The Green River basin in SW Wyoming is one of the top 5 basins in the US in terms of oil/gas reserves, and also contains some of the largest intact sagebrush steppe habitat. Oil/gas development in SW Wyoming has increased over the past decade in response to national energy needs. Loss of habitat due to infrastructure footprint, and avoidance of habitat in proximity to human activities is a concern for species such as the greater sage-grouse and other sagebrush obligates. Continued loss of suitable habitat threatens to result in federal listing of key species under the Endangered Species Act. Assessing future plausible land-use patterns and effects to wildlife can help identify land use attributes (spatial and temporal patterns) that may lead to substantive declines in habitat or with the potential to accommodate energy development with minimal effects on wildlife.

A spatially explicit simulation model is being developed that simulates oil/gas pad development and related infrastructure (roads) in response to user-provided rates of development. The model relies on extensive geospatial data layers that identify landscape areas available for oil/gas development, state and federal restrictions on development (e.g., sage-grouse core areas), and the existing energy development footprint, among other data themes. The simulation model is designed to locate oil/gas pad development on the basis of spacing rules and annual developmental rates, supplied by the user. These can be varied to explore different efficiency options (e.g., no. wells per pad) and spacing rules. Re-vegetation of older pad scars also is possible. Assessments of wildlife habitat are based on published information on the effects of road and oil/gas pad density on species, and habitat configuration (e.g., fragmentation, patch size).

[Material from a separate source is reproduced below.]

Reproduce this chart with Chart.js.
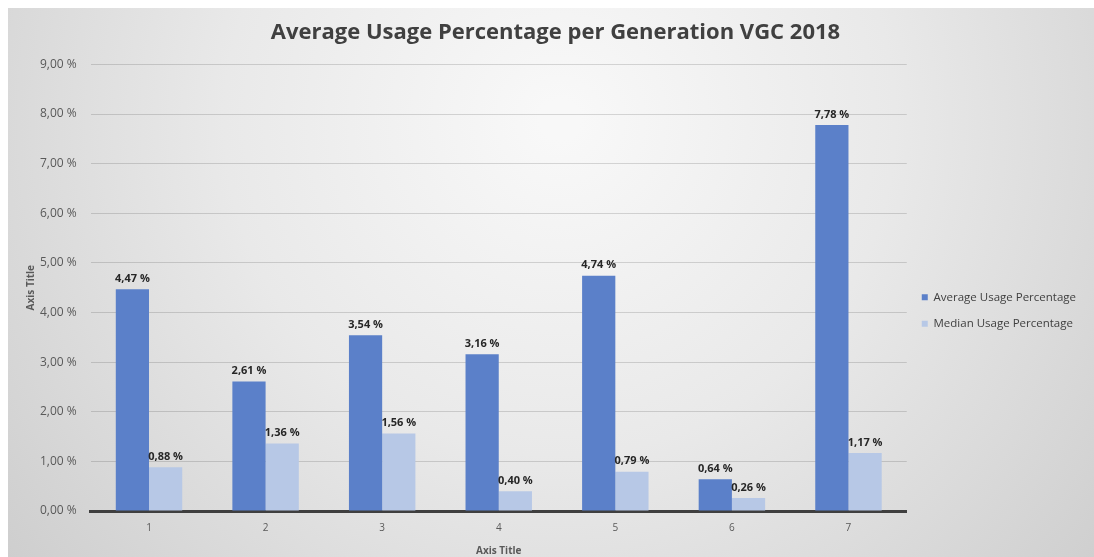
<!DOCTYPE html>
<html>
<head>
<meta charset="utf-8">
<script src="https://cdn.jsdelivr.net/npm/chart.js@4/dist/chart.umd.min.js"></script>
<style>
  html, body { margin: 0; padding: 0; background: #ffffff; }
  #wrap { width: 1094px; height: 557px; position: relative; }
</style>
</head>
<body>
<div id="wrap"><canvas id="c" width="1094" height="557"></canvas></div>
<script>
const categories = ['1', '2', '3', '4', '5', '6', '7'];
const averageUsage = [4.47, 2.61, 3.54, 3.16, 4.74, 0.64, 7.78];
const medianUsage = [0.88, 1.36, 1.56, 0.40, 0.79, 0.26, 1.17];
const seriesNames = ['Average Usage Percentage', 'Median Usage Percentage'];
const chartTitle = 'Average Usage Percentage per Generation VGC 2018';
const xAxisTitle = 'Axis Title';
const yAxisTitle = 'Axis Title';

const fmt = v => v.toFixed(2).replace('.', ',') + ' %';

const bgPlugin = {
  id: 'bg',
  beforeDraw(chart) {
    const ctx = chart.ctx;
    const w = chart.width, h = chart.height;
    ctx.save();
    ctx.fillStyle = '#ffffff';
    ctx.fillRect(0, 0, w, h);
    const g = ctx.createRadialGradient(560, 120, 20, 560, 120, 720);
    g.addColorStop(0, '#f8f8f8');
    g.addColorStop(0.45, '#e9e9e9');
    g.addColorStop(1, '#cdcdcd');
    ctx.fillStyle = g;
    ctx.fillRect(8, 8, w - 8, h - 8);
    ctx.restore();
  }
};

const legendShift = {
  id: 'legendShift',
  afterLayout(chart) {
    const lg = chart.legend;
    if (lg) { lg.top += 56; }
  }
};

const labelPlugin = {
  id: 'dlabels',
  afterDatasetsDraw(chart) {
    const ctx = chart.ctx;
    ctx.save();
    ctx.font = 'bold 11px "Open Sans", sans-serif';
    ctx.fillStyle = '#262626';
    ctx.textAlign = 'center';
    ctx.textBaseline = 'bottom';
    chart.data.datasets.forEach((ds, i) => {
      const meta = chart.getDatasetMeta(i);
      meta.data.forEach((el, j) => {
        ctx.fillText(fmt(ds.data[j]), el.x, el.y - 5);
      });
    });
    ctx.restore();
  }
};

new Chart(document.getElementById('c'), {
  type: 'bar',
  data: {
    labels: categories,
    datasets: [
      { label: seriesNames[0], data: averageUsage, backgroundColor: '#5b80c9', borderWidth: 0,
        categoryPercentage: 0.57, barPercentage: 1.0 },
      { label: seriesNames[1], data: medianUsage, backgroundColor: '#b7c8e6', borderWidth: 0,
        categoryPercentage: 0.57, barPercentage: 1.0 }
    ]
  },
  options: {
    responsive: false,
    animation: false,
    layout: { padding: { left: 25, right: 8, top: 8, bottom: 0 } },
    plugins: {
      title: {
        display: true,
        text: chartTitle,
        color: '#404040',
        font: { family: '"Open Sans", sans-serif', size: 22, weight: 'bold' },
        padding: { top: 12, bottom: 18 }
      },
      legend: {
        position: 'right',
        labels: {
          boxWidth: 6, boxHeight: 6,
          color: '#404040',
          font: { family: '"Open Sans", sans-serif', size: 11.5 },
          padding: 15
        }
      },
      tooltip: { enabled: false }
    },
    scales: {
      x: {
        grid: { display: false, drawTicks: false },
        border: { display: true, color: '#3f3f3f', width: 3 },
        ticks: { color: '#595959', font: { family: '"Open Sans", sans-serif', size: 10 }, padding: 11 },
        title: { display: true, text: xAxisTitle, color: '#595959',
          font: { family: '"Open Sans", sans-serif', size: 10, weight: 'bold' }, padding: { top: 0, bottom: 0 } }
      },
      y: {
        min: 0, max: 9,
        ticks: { stepSize: 1, color: '#595959', font: { family: '"Open Sans", sans-serif', size: 12 },
          padding: 14, callback: v => fmt(v) },
        grid: { color: 'rgba(0,0,0,0.14)', drawTicks: false },
        border: { display: false },
        title: { display: true, text: yAxisTitle, color: '#595959',
          font: { family: '"Open Sans", sans-serif', size: 10, weight: 'bold' }, padding: { top: 0, bottom: -11 } }
      }
    }
  },
  plugins: [bgPlugin, legendShift, labelPlugin]
});
</script>
</body>
</html>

Objectives of this effort are: 1) Develop and use a spatially-explicit simulation model to forecast future oil/gas development to identify potential effects on native habitat conditions, and 2) using the simulation model, identify land uses (temporal and spatial patterns) that lead to tipping points (rapid decline) in native habitat properties (e.g., greater sage-grouse habitat). Results of this objective will provide land managers with examples of land-uses to avoid, and land-uses that may balance energy development and conservation management. In support of simulation scenarios, a third objective is the development of a contemporary oil/gas pad geospatial layer for SW Wyoming. Using 1-m NAIP imagery from 2009, ca. 16,000 pad scars have been extracted and are used to represent baseline conditions in the simulation scenarios.